Vortrag
Samstag, 1.2.2014, 10:30h

Gunter Pilz

Emotionen beleben das Geschäft. Wandlungen des Zuschauer- und Fanverhaltens im Profi-Fußball

„Massensport, das heißt heute: Zweiundzwanzig spielen Fußball, Tausende und Zehntausende sehen zu. Sie stehen um das Spielfeld herum, kritisieren, johlen, pfeifen, geben ihr sachverständiges Urteil ab, feuern die Spieler an, bejubeln ihre Lieblinge, beklatschen einzelne Leistungen, reißen den Schiedsrichter herunter, fanatisieren sich, spielen innerlich mit. (…) Sie verfallen der Fußballpsychose, und sie benehmen sich auf dem Sportplatz, als hinge nicht nur ihr eigenes Wohl und Wehe, sondern das Wohl und Wehe der ganzen Welt von dem Ausgang dieses lumpigen Fußballspiels ab.“ Mit diesen Worten warnte der Sozialdemokrat Helmut Wagner 1931 vor der Gefahr von Massenemotionen beim Fußballspiel. Fußball aber ist Emotion, das Fußballspiel als menschliches Drama lebt von Emotionen. Am deutlichsten wird dies in der Person des Schiedsrichters, der nicht zuletzt auch aufgrund seiner Fehlbarkeit und der Institution der Tatsachenentscheidung eine durchaus nicht nur im Sinne der These vom „situativen aggressiven Hinweisreiz“ problematische, nämlich Gewalt fördernde Rolle spielt, sondern im Sinne des griechischen Dramas auch kathartische Funktion hat. Sportarenen, das Fußballspiel sind entsprechend eine der letzten erhaltenen öffentlichen Bastionen für das Ausleben dieser Emotionen. Vielleicht ist es gerade das was die Beliebtheit, die Faszination des Fußballsports ausmacht. Wer aus dem Fußballsport die Emotionen herausnimmt, der nimmt dem Fußballsport nicht nur seine Seele, er nimmt auch der Gesellschaft ein wichtiges Ventil.
Dies nicht zuletzt auch angesichts der von Zinnecker formulierten These, dass nicht nur die Kommerzialisierung des Fußballsports und die damit verbundene Entfremdung der Fans von den Vereinen Gewaltpotentiale mittelbar freisetzt, sondern dass auch aufgrund der gewaltbejahenden Strukturen Jugendliche erst das Freizeitangebot Fußball schätzen lernen. Kein anderer Mannschaftssport gewährt seinen Zuschauern ein räumlich größeres Handlungsfeld. Abweichende Handlungen lassen sich hier besonders publikumswirksam herausstellen.
Dabei haben im Laufe der Entwicklung des Fußballs zum Massensport, die einsetzende Kommerzialisierung, Professionalisierung und Eventisierung nicht nur zu einer Ausdifferenzierung der Zuschauer- und Fangruppen geführt, sondern auch zu einem Wandel des Zuschauer- und Fanverhaltens und der Stimmung, Atmosphäre und des Auslebens von Emotionen im Stadion.

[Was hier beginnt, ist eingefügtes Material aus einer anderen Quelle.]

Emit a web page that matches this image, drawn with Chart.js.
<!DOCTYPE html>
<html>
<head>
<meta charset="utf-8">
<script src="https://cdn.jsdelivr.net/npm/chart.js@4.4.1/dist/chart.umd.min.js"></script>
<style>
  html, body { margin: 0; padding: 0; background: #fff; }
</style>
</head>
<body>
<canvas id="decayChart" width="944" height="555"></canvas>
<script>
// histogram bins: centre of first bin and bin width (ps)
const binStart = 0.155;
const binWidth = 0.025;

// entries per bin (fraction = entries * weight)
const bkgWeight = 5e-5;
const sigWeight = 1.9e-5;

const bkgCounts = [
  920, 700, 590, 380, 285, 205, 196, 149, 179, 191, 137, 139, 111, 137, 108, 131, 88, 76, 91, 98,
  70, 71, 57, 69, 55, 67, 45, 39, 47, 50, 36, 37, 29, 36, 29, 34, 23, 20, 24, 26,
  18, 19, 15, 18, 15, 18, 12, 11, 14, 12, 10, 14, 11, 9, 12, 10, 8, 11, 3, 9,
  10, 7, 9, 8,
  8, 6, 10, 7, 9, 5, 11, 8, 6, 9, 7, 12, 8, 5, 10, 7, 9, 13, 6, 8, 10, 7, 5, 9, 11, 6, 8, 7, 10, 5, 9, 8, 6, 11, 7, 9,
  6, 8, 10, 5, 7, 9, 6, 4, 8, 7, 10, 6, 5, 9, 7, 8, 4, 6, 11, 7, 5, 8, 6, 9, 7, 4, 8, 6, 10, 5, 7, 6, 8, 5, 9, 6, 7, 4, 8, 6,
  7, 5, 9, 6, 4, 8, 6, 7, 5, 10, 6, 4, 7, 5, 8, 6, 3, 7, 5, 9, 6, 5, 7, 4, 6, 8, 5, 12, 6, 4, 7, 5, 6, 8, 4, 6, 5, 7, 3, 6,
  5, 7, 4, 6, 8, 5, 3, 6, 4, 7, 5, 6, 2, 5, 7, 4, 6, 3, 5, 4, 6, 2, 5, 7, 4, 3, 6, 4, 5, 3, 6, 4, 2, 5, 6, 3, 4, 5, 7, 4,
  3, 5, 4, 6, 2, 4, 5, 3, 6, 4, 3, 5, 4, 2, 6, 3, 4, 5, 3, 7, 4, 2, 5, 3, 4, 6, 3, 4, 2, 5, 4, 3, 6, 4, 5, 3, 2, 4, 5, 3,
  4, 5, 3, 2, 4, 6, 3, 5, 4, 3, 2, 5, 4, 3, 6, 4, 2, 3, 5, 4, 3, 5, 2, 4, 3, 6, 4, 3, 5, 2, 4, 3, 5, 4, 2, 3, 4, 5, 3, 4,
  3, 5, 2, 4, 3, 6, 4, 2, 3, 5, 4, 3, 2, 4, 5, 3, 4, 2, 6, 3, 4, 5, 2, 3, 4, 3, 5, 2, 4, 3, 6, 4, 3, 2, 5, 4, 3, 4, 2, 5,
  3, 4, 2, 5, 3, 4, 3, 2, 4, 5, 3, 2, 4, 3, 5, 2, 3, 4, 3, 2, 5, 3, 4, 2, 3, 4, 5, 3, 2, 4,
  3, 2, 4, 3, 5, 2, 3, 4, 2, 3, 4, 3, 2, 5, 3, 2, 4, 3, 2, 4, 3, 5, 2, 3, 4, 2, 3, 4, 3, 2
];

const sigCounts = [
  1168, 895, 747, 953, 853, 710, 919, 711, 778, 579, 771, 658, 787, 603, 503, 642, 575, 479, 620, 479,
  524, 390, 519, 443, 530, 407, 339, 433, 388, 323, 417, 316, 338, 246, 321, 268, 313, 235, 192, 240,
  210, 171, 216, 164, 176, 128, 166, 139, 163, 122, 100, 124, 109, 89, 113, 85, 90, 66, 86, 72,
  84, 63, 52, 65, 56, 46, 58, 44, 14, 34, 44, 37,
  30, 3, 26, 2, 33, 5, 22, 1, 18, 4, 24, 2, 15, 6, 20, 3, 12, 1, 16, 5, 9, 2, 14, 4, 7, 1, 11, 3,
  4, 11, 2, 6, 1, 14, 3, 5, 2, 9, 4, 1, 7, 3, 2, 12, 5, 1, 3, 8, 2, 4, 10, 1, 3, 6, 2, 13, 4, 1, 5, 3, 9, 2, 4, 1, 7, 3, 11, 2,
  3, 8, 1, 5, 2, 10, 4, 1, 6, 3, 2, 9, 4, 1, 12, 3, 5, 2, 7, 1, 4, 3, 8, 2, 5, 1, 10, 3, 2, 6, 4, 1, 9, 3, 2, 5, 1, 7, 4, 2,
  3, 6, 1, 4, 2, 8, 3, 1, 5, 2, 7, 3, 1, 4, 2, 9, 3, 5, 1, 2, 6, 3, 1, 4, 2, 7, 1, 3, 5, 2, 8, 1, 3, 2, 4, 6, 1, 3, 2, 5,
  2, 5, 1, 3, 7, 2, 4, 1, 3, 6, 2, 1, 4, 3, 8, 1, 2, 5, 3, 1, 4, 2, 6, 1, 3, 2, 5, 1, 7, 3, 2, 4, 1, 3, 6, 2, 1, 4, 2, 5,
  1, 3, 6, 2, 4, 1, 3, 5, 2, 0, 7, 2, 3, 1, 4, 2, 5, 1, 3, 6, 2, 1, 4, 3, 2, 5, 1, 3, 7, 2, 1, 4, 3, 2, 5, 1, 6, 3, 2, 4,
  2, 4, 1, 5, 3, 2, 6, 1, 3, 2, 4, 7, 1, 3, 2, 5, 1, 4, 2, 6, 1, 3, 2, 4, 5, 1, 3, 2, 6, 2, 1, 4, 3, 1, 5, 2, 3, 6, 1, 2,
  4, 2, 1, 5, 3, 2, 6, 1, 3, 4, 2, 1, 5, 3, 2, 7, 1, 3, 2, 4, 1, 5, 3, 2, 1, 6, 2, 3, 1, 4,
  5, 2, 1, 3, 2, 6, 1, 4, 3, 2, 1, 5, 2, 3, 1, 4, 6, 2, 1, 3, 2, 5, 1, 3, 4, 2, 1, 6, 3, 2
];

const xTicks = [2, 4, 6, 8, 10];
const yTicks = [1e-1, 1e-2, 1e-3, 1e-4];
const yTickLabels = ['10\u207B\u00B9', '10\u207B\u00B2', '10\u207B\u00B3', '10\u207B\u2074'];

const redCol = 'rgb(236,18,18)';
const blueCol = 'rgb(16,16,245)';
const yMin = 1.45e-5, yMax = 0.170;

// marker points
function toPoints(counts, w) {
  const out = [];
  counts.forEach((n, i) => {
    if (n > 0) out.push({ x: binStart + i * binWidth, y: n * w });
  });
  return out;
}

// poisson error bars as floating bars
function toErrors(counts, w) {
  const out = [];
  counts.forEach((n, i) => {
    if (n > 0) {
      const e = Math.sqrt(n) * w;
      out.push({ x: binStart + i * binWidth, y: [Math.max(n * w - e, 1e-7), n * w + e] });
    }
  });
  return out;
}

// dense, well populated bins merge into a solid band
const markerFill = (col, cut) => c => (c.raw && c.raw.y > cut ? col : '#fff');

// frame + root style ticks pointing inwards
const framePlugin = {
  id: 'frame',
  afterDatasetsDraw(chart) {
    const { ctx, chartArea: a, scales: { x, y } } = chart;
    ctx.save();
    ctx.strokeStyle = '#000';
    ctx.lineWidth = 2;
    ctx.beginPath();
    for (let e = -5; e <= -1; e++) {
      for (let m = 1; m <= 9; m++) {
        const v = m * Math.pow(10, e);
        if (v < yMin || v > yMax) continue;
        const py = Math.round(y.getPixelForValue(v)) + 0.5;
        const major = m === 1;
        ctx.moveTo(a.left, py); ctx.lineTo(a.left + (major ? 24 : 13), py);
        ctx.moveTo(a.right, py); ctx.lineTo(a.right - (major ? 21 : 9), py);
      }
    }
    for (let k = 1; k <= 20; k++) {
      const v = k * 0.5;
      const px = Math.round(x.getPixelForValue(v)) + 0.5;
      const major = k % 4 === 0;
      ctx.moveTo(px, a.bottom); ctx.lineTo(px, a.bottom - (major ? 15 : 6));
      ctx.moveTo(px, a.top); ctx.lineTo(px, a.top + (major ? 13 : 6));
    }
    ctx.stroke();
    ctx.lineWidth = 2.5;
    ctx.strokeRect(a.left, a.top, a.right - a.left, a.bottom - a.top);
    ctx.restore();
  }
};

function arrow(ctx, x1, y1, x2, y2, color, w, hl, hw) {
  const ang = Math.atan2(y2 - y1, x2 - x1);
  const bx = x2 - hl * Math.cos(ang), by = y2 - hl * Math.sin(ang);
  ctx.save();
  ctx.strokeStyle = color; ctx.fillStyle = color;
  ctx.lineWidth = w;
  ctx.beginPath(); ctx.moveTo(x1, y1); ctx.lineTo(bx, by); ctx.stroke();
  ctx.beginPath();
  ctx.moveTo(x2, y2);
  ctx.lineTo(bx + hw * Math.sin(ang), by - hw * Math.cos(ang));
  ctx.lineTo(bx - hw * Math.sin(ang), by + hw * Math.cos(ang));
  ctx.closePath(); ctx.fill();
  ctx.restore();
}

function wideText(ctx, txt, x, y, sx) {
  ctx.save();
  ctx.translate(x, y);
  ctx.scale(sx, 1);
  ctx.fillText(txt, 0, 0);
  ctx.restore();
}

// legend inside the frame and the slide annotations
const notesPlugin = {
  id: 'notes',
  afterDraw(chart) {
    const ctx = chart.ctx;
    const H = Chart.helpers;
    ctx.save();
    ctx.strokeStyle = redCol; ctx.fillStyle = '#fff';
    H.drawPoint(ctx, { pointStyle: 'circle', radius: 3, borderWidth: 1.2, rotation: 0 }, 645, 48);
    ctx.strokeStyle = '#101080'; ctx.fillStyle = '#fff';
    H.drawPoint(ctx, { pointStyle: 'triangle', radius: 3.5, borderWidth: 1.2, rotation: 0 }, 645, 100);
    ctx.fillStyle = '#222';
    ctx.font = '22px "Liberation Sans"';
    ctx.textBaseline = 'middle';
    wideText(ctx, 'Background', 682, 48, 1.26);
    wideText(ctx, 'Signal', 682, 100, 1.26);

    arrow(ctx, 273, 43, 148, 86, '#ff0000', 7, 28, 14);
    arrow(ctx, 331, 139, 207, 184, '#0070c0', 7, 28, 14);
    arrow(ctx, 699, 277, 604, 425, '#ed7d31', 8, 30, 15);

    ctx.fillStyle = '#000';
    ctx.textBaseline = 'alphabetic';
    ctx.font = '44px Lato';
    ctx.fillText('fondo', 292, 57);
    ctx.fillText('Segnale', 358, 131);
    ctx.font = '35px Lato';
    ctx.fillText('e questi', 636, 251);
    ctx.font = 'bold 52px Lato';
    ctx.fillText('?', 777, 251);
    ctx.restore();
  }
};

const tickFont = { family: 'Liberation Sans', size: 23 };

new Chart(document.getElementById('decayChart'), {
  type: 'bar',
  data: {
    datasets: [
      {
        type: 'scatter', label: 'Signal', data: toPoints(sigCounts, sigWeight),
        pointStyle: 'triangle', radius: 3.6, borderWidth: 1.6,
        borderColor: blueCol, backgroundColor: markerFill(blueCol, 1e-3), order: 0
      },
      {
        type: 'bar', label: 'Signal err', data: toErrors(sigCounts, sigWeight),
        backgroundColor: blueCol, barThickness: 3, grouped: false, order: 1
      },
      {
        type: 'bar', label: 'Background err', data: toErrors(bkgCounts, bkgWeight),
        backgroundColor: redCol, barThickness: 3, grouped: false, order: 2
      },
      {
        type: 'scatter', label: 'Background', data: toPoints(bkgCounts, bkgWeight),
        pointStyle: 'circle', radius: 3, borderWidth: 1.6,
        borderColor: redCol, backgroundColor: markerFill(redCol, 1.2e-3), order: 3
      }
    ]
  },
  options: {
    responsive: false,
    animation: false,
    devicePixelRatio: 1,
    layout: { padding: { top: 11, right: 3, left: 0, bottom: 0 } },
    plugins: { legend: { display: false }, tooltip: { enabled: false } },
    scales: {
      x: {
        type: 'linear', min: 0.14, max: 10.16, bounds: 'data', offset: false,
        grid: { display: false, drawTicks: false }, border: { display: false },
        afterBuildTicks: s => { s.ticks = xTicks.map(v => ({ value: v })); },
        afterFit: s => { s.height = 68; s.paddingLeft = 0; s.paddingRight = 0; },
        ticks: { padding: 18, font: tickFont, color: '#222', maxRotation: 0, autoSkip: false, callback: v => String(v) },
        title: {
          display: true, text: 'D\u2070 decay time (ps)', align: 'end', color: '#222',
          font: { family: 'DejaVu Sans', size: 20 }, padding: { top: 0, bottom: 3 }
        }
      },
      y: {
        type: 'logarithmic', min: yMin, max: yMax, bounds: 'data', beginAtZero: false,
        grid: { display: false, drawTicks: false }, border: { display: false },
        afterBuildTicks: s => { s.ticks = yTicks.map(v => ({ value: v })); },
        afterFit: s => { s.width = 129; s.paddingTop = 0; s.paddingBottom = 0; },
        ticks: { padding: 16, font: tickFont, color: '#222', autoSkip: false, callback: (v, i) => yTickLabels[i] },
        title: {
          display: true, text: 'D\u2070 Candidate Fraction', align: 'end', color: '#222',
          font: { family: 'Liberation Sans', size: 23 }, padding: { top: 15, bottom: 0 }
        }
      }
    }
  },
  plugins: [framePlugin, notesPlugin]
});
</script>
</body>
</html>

Gunter Pilz was born in 1944. He studied sociology, psychology, and economics at the universities of Freiburg, Munich, and Zurich. In 1981 he obtained his PhD from the University of Hannover, where he worked as a researcher at the Institute of Sports Science from 1978 to 2010. Since 2012 he has directed a project on Social Work as Applied to Fan Cultures and Sports at that institute. He has also been an Honorary Professor at the Hannover University of Applied Sciences since 2000. He has worked as an expert for the German Ministry of the Interior and the German Football Federation (DFB), among other institutions. Since 2006 he has been DFB counselor on fans and violence prevention. In 2012 he received the Golden Clasp of the North-Rhine-Westphalia Football Federation, and the Ethics Prize of the German Olympic Federation. Selected Publications: Sport, Fairplay und Gewalt: Beiträge zu Jugendarbeit und Prävention im Sport (2013); Jugend, Gewalt und Rechtsextremismus: Möglichkeiten und Notwendigkeiten politischen, polizeilichen und (sozial-) pädagogischen und individuellen Handelns (1994); and Wandlungen des Zuschauerverhaltens im Profifußball (2006).